Improved clustering algorithms for the Bipartite Stochastic Block Model

We establish sufficient conditions of exact and almost full recovery of the node partition in Bipartite Stochastic Block Model (BSBM) using polynomial time algorithms. First, we improve upon the known conditions of almost full recovery by spectral clustering algorithms in BSBM. Next, we propose a new computationally simple and fast procedure achieving exact recovery under milder conditions than the state of the art.

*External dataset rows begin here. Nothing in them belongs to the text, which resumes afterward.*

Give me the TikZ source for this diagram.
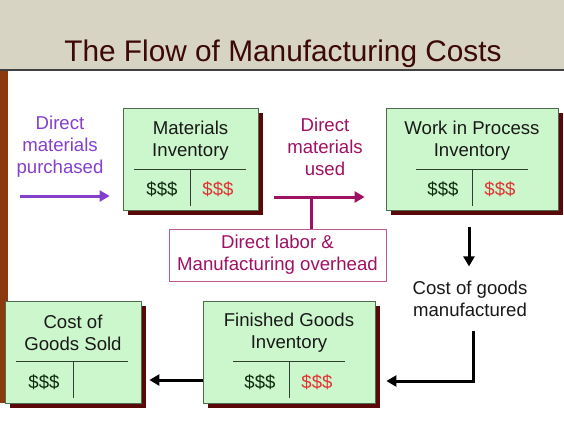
\documentclass[tikz,border=0pt]{standalone}
\usepackage{fontspec}
\setmainfont{Liberation Sans}
\usetikzlibrary{arrows.meta,shadows}
\definecolor{hdr}{HTML}{D7D4C3}
\definecolor{barc}{HTML}{8B3A0E}
\definecolor{ttl}{HTML}{3C0808}
\definecolor{boxg}{HTML}{CCF7CC}
\definecolor{boxline}{HTML}{4F6B4F}
\definecolor{shd}{HTML}{5A0808}
\definecolor{purp}{HTML}{8440CC}
\definecolor{mag}{HTML}{A01064}
\definecolor{dgreen}{HTML}{0F2A0F}
\definecolor{dred}{HTML}{E03333}
\begin{document}
\begin{tikzpicture}[x=1pt,y=-1pt,
  acct/.style={draw=boxline, line width=0.8pt, fill=boxg, minimum width=#1,
    minimum height=102pt, inner sep=0pt,
    drop shadow={shadow xshift=5pt, shadow yshift=-5pt, fill=shd, opacity=1}},
  tline/.style={draw=boxline!60!black, line width=0.8pt},
  lbl/.style={font=\fontsize{18.6}{22}\selectfont, align=center, inner sep=0pt},
  money/.style={font=\fontsize{18.6}{22}\selectfont, inner sep=0pt, anchor=base},
  flow/.style={line width=3pt, -{Triangle[length=10pt,width=11pt]}},
]
\useasboundingbox (0,0) rectangle (564,423);
\fill[white] (0,0) rectangle (564,423);
% header
\fill[hdr] (0,0) rectangle (564,70);
\draw[gray!50!black, line width=1.4pt] (0,70) -- (564,70);
\node[anchor=base, font=\fontsize{29.8}{36}\selectfont, text=ttl, inner sep=0pt] (title) at (283,61) {The Flow of Manufacturing Costs};
% left bar
\fill[barc] (0,71) rectangle (8,403);

% account boxes
\node[acct=135pt] (mi) at (190.5,159) {};
\node[acct=172pt] (wip) at (472,159) {};
\node[acct=136pt] (cgs) at (73,352) {};
\node[acct=172pt] (fg) at (289,352) {};

% T lines
\draw[tline] (134,169) -- (246,169) (190,169) -- (190,206);
\draw[tline] (416,169) -- (528,169) (472,169) -- (472,206);
\draw[tline] (16,361) -- (128,361) (73,361) -- (73,398);
\draw[tline] (233,361) -- (345,361) (289,361) -- (289,398);

% box titles
\node[lbl, text=black!90] (mit) at (190.5,140.5) {Materials\\Inventory};
\node[lbl, text=black!90] (wipt) at (472,140.5) {Work in Process\\Inventory};
\node[lbl, text=black!90] (cgst) at (73,333) {Cost of\\Goods Sold};
\node[lbl, text=black!90] (fgt) at (289,333) {Finished Goods\\Inventory};

% amounts
\node[money, text=dgreen] (m1) at (162,195) {\$\$\$};
\node[money, text=dred] (m2) at (218,195) {\$\$\$};
\node[money, text=dgreen] (m3) at (443,195) {\$\$\$};
\node[money, text=dred] (m4) at (500,195) {\$\$\$};
\node[money, text=dgreen] (m5) at (44,388.5) {\$\$\$};
\node[money, text=dgreen] (m6) at (260,388.5) {\$\$\$};
\node[money, text=dred] (m7) at (317,388.5) {\$\$\$};

% labels
\node[lbl, text=purp] (dmp) at (60,147) {Direct\\materials\\purchased};
\node[lbl, text=mag] (dmu) at (325,147) {Direct\\materials\\used};
\node[lbl, text=black!90] (cgm) at (470,299) {Cost of goods\\manufactured};
\node[lbl, draw=mag!70, line width=0.8pt, fill=white, minimum width=217pt, minimum height=52pt, text=mag] (labor) at (277.5,255) {Direct labor \&\\Manufacturing overhead};

% connectors
\coordinate (pa) at (20,196);
\draw[flow, purp, shorten >=13pt] (pa) -- (pa -| mi.west);
\coordinate (my) at (0,197);
\draw[flow, mag, shorten <=16pt, shorten >=21pt] (mi.east |- my) -- (wip.west |- my);
\coordinate (j) at (311,197);
\draw[mag, line width=3pt] (j) -- (j |- labor.north);
\draw[flow] ([xshift=-3pt,yshift=-17pt]wip.south) -- ([xshift=-3pt,yshift=-56pt]wip.south);
\coordinate (e1) at (473,331);
\coordinate (e2) at (473,381);
\draw[flow, shorten >=11pt] (e1) -- (e2) -- (e2 -| fg.east);
\coordinate (fy) at (0,380);
\draw[flow, shorten >=8pt] (fg.west |- fy) -- (cgs.east |- fy);
\end{tikzpicture}
\end{document}
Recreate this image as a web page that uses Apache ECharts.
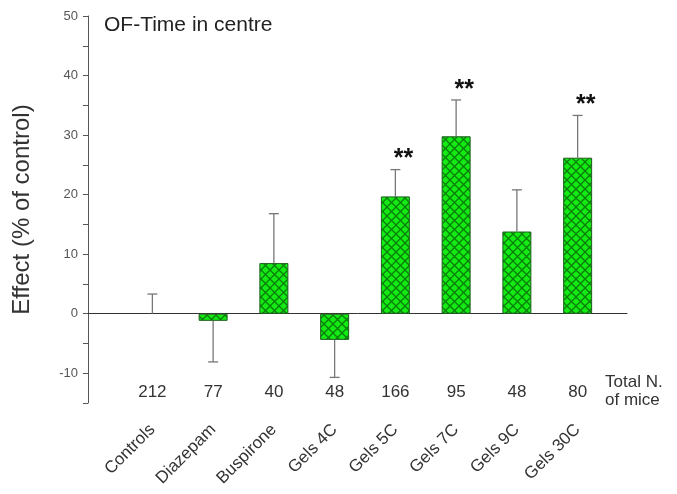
<!DOCTYPE html>
<html>
<head>
<meta charset="utf-8">
<script src="https://cdn.jsdelivr.net/npm/echarts@6/dist/echarts.min.js"></script>
<style>html,body{margin:0;padding:0;background:#fff;}#c{width:677px;height:494px;}</style>
</head>
<body>
<div id="c"></div>
<script>
const categories = ['Controls', 'Diazepam', 'Buspirone', 'Gels 4C', 'Gels 5C', 'Gels 7C', 'Gels 9C', 'Gels 30C'];
const effects = [0, -1.2, 8.5, -4.4, 19.7, 29.8, 13.8, 26.2];
const errors = [3.3, 6.9, 8.3, 6.3, 4.5, 6.1, 7.0, 7.1];
const nMice = ['212', '77', '40', '48', '166', '95', '48', '80'];
const signif = ['', '', '', '', '**', '**', '', '**'];
const yTicks = [-10, 0, 10, 20, 30, 40, 50];

function makePattern() {
  const s = 9;
  const cv = document.createElement('canvas');
  cv.width = s; cv.height = s;
  const g = cv.getContext('2d');
  g.fillStyle = '#14ea14';
  g.fillRect(0, 0, s, s);
  g.strokeStyle = '#0b7d0b';
  g.lineWidth = 1.3;
  g.beginPath();
  g.moveTo(0, 0); g.lineTo(s, s);
  g.moveTo(s, 0); g.lineTo(0, s);
  g.stroke();
  return cv;
}

const chart = echarts.init(document.getElementById('c'), null, {renderer: 'canvas'});
const FONT = 'Liberation Sans, Arial, sans-serif';

const option = {
  animation: false,
  backgroundColor: '#fff',
  title: [
    {text: 'OF-Time in centre', left: 104, top: 15, padding: 0,
     textStyle: {fontSize: 21, fontWeight: 'normal', color: '#222', fontFamily: FONT}},
    {text: 'Total N.\nof mice', left: 605, top: 373, padding: 0,
     textStyle: {fontSize: 17, lineHeight: 18, fontWeight: 'normal', color: '#333', fontFamily: FONT}}
  ],
  grid: [
    {left: 88, right: 50, top: 16, bottom: 91},
    {left: 122, right: 69, top: 16, bottom: 91}
  ],
  xAxis: [
    {type: 'category', gridIndex: 0, data: [''],
     axisLine: {show: true, onZero: true, lineStyle: {color: '#333', width: 1}},
     axisTick: {show: false}, axisLabel: {show: false}, splitLine: {show: false}},
    {type: 'category', gridIndex: 1, data: categories,
     axisLine: {show: false}, axisTick: {show: false}, splitLine: {show: false},
     axisLabel: {rotate: 45, margin: 24, fontSize: 17, color: '#333', fontFamily: FONT, interval: 0}},
    {type: 'category', gridIndex: 1, data: nMice, position: 'bottom',
     axisLine: {show: false}, axisTick: {show: false}, splitLine: {show: false},
     axisLabel: {margin: -19, fontSize: 17, color: '#333', fontFamily: FONT, interval: 0}}
  ],
  yAxis: [
    {type: 'value', gridIndex: 0, min: -15, max: 50, interval: 5,
     name: 'Effect (% of control)', nameLocation: 'middle', nameGap: 54,
     nameTextStyle: {fontSize: 24, color: '#333', fontFamily: FONT},
     axisLine: {show: true, lineStyle: {color: '#555', width: 1}},
     axisTick: {show: true, length: 5, lineStyle: {color: '#555'}},
     splitLine: {show: false},
     axisLabel: {margin: 10, fontSize: 13, color: '#555', fontFamily: FONT,
       formatter: v => (yTicks.indexOf(v) >= 0 ? String(v) : '')}},
    {type: 'value', gridIndex: 1, min: -15, max: 50, show: false}
  ],
  series: [
    {type: 'bar', xAxisIndex: 1, yAxisIndex: 1, barWidth: 29,
     data: effects.map(v => (v === 0 ? {value: v, itemStyle: {borderWidth: 0}} : v)),
     itemStyle: {color: {image: makePattern(), repeat: 'repeat'}, borderColor: '#1f5f1f', borderWidth: 1},
     z: 3},
    {type: 'custom', xAxisIndex: 1, yAxisIndex: 1,
     data: categories.map((c, i) => [i, effects[i], errors[i]]),
     encode: {x: 0, y: 1},
     z: 2,
     renderItem: function (params, api) {
       const i = api.value(0), v = api.value(1), e = api.value(2);
       const dir = v < 0 ? -1 : 1;
       const p0 = api.coord([i, v]);
       const p1 = api.coord([i, v + dir * e]);
       const half = 5;
       const st = {stroke: '#777', lineWidth: 1.3};
       const children = [
         {type: 'line', shape: {x1: p0[0], y1: p0[1], x2: p1[0], y2: p1[1]}, style: st},
         {type: 'line', shape: {x1: p1[0] - half, y1: p1[1], x2: p1[0] + half, y2: p1[1]}, style: st}
       ];
       const s = signif[params.dataIndex];
       if (s) {
         children.push({type: 'text', style: {text: s, x: p1[0] + 8, y: p1[1] - 10,
           align: 'center', verticalAlign: 'middle', fill: '#111',
           font: 'bold 25px ' + FONT}});
       }
       return {type: 'group', children: children};
     }}
  ]
};
chart.setOption(option);
</script>
</body>
</html>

Namely, if the vertex sets $V_1$ and $V_2$ in BSBM have sizes $n_1$ and $n_2$, we show that the condition $p = \Omega\left(\max\left(\sqrt{\frac{\log{n_1}}{n_1n_2}},\frac{\log{n_1}}{n_2}\right)\right)$ on the edge intensity $p$ is sufficient for exact recovery witin $V_1$. This condition exhibits an elbow at $n_{2} \asymp n_1\log{n_1}$ between the low-dimensional and high-dimensional regimes. The suggested procedure is a variant of Lloyd's iterations initialized with a well-chosen spectral estimator leading to what we expect to be the optimal condition for exact recovery in BSBM. {The optimality conjecture is supported by showing that, for a supervised oracle procedure, such a condition is necessary to achieve exact recovery.} The key elements of the proof techniques are different from classical community detection tools on random graphs. Numerical studies confirm our theory, and show that the suggested algorithm is both very fast and achieves {almost the same} performance as the supervised oracle. Finally, using the connection between planted satisfiability problems and the BSBM, we improve upon the sufficient number of clauses to completely recover the planted assignment.